There are hundreds of thousands of fonts out there in the world. If your prospective designer is limiting themselves to system fonts such as Arial, Times New Roman or, heaven forbid, Comic Sans, then it’s a fair assumption that, while they may be a great artist, they don’t have a very good grasp of titling and layout. Titling is an art from in and of itself and knowing what font to use, how large or small to make it, where to place it for the best effect are all things that must be mastered or learned over time. A good designer will know how to do this to add value to your cover. Bad titling over good artwork will destroy your cover.

Font choice should convey genre or, at the very least, not mislead the reader into assuming a different genre. For example, you wouldn’t expect a cover with military style stencil font to be a gothic romance and, conversely, you wouldn’t expect a military thriller to have flowery script.

Does it draw the eye?

Focus: We talked a little above about how the right kind of focus will draw the reader’s attention where you want it. A good designer will use this to their advantage making sure the clearest point on the cover is the point you want the reader to pay attention to without overdoing it on the out of focus areas.
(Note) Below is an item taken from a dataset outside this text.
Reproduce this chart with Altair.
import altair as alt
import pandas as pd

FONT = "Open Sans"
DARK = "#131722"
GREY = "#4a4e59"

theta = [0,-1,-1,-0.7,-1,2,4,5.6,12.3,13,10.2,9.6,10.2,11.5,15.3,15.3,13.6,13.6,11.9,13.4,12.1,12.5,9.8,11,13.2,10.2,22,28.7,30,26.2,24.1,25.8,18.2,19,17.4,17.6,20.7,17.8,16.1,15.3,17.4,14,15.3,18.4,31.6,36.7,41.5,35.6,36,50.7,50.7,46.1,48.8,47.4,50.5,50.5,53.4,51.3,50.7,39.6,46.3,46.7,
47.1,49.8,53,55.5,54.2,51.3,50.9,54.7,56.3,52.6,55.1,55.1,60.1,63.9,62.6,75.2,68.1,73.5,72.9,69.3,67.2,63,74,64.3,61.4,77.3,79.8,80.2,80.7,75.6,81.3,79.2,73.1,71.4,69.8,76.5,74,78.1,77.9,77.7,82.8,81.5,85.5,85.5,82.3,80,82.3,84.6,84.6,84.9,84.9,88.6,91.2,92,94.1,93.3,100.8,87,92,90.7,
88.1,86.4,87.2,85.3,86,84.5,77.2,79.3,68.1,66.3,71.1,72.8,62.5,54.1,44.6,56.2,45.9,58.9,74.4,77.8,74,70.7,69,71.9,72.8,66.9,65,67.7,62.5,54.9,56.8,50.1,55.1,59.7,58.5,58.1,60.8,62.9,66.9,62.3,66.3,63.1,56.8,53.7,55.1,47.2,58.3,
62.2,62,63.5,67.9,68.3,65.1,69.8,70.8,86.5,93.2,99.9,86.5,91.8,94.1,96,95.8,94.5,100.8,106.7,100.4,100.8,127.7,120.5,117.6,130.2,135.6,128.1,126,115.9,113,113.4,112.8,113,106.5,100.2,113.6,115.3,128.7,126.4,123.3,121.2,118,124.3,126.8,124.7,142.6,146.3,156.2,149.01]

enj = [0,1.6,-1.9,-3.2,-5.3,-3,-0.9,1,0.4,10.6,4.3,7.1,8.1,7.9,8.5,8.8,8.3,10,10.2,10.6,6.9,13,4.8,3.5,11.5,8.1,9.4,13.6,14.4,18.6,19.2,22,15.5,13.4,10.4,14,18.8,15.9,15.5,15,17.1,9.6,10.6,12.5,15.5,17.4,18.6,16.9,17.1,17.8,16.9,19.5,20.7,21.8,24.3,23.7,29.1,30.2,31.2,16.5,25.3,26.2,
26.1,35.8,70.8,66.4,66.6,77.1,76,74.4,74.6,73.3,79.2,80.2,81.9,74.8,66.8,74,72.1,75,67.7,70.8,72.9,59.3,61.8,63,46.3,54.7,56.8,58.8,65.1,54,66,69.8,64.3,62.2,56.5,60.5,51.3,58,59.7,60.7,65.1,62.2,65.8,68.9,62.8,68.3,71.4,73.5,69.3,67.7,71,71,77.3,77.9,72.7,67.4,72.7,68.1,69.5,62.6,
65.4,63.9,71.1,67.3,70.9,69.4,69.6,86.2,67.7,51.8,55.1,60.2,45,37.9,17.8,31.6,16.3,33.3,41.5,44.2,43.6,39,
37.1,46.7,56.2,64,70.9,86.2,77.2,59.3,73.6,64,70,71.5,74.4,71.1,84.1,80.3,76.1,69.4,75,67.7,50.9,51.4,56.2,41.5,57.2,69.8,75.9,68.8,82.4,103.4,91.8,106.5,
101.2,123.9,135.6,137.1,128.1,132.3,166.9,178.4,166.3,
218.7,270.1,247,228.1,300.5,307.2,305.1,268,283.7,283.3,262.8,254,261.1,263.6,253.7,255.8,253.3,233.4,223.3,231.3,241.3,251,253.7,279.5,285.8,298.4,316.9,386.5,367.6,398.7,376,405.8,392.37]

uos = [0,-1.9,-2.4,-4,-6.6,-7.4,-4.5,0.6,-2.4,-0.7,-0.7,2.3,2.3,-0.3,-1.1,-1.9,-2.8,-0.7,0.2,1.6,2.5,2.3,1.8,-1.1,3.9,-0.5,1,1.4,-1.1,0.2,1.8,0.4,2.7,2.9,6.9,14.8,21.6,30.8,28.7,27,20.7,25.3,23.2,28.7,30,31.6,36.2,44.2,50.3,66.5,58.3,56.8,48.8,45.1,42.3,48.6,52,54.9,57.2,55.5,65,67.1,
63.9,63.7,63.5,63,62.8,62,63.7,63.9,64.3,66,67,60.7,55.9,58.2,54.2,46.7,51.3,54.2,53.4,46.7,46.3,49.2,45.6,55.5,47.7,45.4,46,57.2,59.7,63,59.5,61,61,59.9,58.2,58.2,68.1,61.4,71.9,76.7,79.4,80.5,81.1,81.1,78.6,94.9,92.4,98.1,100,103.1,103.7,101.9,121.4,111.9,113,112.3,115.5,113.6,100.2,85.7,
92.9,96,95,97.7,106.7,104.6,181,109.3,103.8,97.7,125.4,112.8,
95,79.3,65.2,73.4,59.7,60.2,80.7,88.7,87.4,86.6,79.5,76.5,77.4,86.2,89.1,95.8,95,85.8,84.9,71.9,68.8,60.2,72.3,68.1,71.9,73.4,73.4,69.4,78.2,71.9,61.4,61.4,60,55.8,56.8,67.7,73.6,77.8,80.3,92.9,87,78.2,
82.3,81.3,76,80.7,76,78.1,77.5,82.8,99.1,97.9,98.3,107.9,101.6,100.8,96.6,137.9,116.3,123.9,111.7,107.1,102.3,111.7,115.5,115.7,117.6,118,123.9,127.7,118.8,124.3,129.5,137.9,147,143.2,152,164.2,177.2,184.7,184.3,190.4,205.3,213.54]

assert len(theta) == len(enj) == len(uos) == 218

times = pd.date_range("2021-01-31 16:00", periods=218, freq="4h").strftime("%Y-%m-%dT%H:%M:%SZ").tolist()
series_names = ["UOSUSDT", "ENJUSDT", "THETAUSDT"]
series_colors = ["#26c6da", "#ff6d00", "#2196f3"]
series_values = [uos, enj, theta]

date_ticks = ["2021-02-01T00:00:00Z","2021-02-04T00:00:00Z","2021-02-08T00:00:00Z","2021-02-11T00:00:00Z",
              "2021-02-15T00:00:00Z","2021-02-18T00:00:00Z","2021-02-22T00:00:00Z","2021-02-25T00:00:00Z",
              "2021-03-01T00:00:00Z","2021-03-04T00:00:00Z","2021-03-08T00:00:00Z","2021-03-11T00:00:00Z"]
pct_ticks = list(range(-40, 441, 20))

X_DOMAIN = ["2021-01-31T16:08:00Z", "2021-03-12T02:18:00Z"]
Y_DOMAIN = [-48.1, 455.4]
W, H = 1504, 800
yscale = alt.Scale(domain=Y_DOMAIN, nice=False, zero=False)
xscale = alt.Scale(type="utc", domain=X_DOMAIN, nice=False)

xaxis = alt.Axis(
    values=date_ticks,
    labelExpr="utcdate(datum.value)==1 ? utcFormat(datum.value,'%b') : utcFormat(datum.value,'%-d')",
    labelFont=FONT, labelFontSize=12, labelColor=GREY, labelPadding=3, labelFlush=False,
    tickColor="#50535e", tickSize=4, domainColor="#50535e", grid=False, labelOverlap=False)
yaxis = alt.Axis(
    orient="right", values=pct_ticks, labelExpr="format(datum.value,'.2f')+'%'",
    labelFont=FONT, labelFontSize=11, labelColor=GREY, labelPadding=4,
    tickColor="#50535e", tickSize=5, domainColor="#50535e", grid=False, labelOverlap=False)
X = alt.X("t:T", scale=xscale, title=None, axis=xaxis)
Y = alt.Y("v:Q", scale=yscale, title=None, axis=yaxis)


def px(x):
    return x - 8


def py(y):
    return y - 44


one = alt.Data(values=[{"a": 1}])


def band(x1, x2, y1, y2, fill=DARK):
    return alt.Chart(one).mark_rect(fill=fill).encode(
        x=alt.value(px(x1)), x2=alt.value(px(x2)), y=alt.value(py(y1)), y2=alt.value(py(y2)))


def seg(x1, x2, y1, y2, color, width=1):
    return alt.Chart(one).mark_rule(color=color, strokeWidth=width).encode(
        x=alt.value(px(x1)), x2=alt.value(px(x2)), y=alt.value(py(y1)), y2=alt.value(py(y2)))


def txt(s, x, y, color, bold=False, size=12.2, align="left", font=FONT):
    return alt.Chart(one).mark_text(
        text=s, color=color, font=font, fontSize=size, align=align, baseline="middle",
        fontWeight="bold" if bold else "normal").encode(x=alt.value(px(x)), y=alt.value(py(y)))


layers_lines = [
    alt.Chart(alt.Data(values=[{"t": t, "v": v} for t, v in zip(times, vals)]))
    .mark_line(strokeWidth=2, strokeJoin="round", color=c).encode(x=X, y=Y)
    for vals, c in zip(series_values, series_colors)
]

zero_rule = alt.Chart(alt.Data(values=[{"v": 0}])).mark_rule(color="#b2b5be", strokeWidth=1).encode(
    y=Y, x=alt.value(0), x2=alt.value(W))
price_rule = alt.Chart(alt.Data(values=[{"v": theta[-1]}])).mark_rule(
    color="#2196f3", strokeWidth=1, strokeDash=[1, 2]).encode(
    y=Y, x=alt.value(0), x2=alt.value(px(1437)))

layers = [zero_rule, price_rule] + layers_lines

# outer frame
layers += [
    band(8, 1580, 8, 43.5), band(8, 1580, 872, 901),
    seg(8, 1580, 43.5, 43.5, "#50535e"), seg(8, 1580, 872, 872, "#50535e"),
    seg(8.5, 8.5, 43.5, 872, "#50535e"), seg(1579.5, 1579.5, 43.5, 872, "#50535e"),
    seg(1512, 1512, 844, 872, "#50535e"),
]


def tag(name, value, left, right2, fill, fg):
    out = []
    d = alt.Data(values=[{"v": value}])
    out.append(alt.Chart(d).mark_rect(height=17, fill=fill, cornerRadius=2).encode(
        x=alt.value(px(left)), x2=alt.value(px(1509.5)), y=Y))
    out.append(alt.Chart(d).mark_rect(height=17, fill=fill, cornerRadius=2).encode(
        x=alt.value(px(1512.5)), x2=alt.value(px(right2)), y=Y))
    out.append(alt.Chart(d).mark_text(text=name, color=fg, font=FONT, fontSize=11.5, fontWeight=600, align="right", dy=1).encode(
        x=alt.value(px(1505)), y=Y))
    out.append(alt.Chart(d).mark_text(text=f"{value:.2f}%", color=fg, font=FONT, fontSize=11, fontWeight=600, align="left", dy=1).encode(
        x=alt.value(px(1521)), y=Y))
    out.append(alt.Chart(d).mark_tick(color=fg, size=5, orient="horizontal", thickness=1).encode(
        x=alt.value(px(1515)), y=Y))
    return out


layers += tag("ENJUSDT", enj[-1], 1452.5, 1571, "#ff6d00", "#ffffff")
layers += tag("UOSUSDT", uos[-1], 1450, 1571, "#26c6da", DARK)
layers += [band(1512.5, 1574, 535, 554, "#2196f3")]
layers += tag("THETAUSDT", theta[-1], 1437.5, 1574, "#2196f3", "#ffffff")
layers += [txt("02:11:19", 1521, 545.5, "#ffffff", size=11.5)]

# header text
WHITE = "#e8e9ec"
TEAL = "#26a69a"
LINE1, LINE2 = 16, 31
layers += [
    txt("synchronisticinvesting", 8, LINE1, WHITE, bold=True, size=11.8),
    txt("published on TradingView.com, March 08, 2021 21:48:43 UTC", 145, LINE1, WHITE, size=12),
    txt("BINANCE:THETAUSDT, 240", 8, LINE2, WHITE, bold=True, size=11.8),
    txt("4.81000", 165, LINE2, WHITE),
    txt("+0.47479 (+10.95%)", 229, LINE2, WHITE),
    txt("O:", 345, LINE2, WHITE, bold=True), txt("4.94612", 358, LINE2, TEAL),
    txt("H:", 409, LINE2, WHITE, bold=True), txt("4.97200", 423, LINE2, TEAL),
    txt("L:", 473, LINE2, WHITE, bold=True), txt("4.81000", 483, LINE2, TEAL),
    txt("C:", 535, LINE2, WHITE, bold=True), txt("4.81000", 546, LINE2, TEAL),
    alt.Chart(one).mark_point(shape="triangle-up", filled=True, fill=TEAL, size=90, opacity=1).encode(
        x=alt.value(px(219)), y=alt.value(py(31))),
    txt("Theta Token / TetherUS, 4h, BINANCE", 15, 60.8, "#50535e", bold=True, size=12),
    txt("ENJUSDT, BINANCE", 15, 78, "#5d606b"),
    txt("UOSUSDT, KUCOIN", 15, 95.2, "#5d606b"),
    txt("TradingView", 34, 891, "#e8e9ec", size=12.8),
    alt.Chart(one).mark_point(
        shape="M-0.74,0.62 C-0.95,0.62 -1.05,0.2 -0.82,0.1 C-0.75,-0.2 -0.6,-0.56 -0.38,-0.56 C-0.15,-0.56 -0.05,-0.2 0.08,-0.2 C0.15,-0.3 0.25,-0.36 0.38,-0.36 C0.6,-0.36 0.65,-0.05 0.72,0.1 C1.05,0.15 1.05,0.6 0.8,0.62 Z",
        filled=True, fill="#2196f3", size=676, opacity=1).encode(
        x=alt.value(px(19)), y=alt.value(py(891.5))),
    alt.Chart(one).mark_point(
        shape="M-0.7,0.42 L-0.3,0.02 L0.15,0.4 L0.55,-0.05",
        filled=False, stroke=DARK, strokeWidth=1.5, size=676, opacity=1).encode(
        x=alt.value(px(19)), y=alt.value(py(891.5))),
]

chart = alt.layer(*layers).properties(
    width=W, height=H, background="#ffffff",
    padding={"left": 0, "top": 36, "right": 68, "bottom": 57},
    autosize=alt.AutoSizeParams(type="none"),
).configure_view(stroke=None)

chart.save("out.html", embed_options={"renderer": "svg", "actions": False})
Color: Color is another great way to capture attention. There are certain color combinations that work well together and are pleasing to the eye. If the cover is designed with color pop in mind the designer will use one bright color while keeping the rest of the colors muted and subtle, thereby drawing the eye to the spot with the most vibrant color.

Contrast: High contrast areas in the cover will naturally pull the eye. Black and white covers using high contrast, when done well can be classy and stunning. Selective color, or the use of one single color used in an otherwise black and white image (think Sin City) is also a great way to combine color with contrast. The reader’s eye will naturally be drawn to the color on the cover and a great designer will know how to use this method to really get the cover to jump right off the screen.

Does it evoke an emotional response?

Ultimately you want your cover to have that “wow” factor. You want readers to see the cover and be so taken in by it they want to buy your book, or at the very least read your killer description. The cover is your first and only chance to really hook the reader, therefore it needs to evoke an emotional response. Symbolism on your cover is good if it’s done extremely well, symbolism is something you need to have read the book to understand something of deeper meaning. You want your reader to see the cover and want to read the book, not need to read the book to just simply understand the cover.

Triggering the right emotion means drawing the reader in, making them feel, making them wonder enough to read your description or blurb. It means pulling them into your world. For this purpose it’s always best to keep things simple. You might think the best scene in your book is what you want on your cover but do you really want to give away the plot or even the ending by putting it on the front of your book? Keeping it simple means choosing one character to display not five, keeping them a little vague. Set the time and location on your cover but avoid full scenes that make it cluttered and busy. You don’t want to overwhelm your potential readers or confuse them because if those are the emotions evoked by your cover just imagine what their impression of your book is going to be.

The right designer will be able to take a cover from the realm of “so-so” to stunning so make sure you choose the right one. Do your research and shop around making sure that you choose the right designer for you.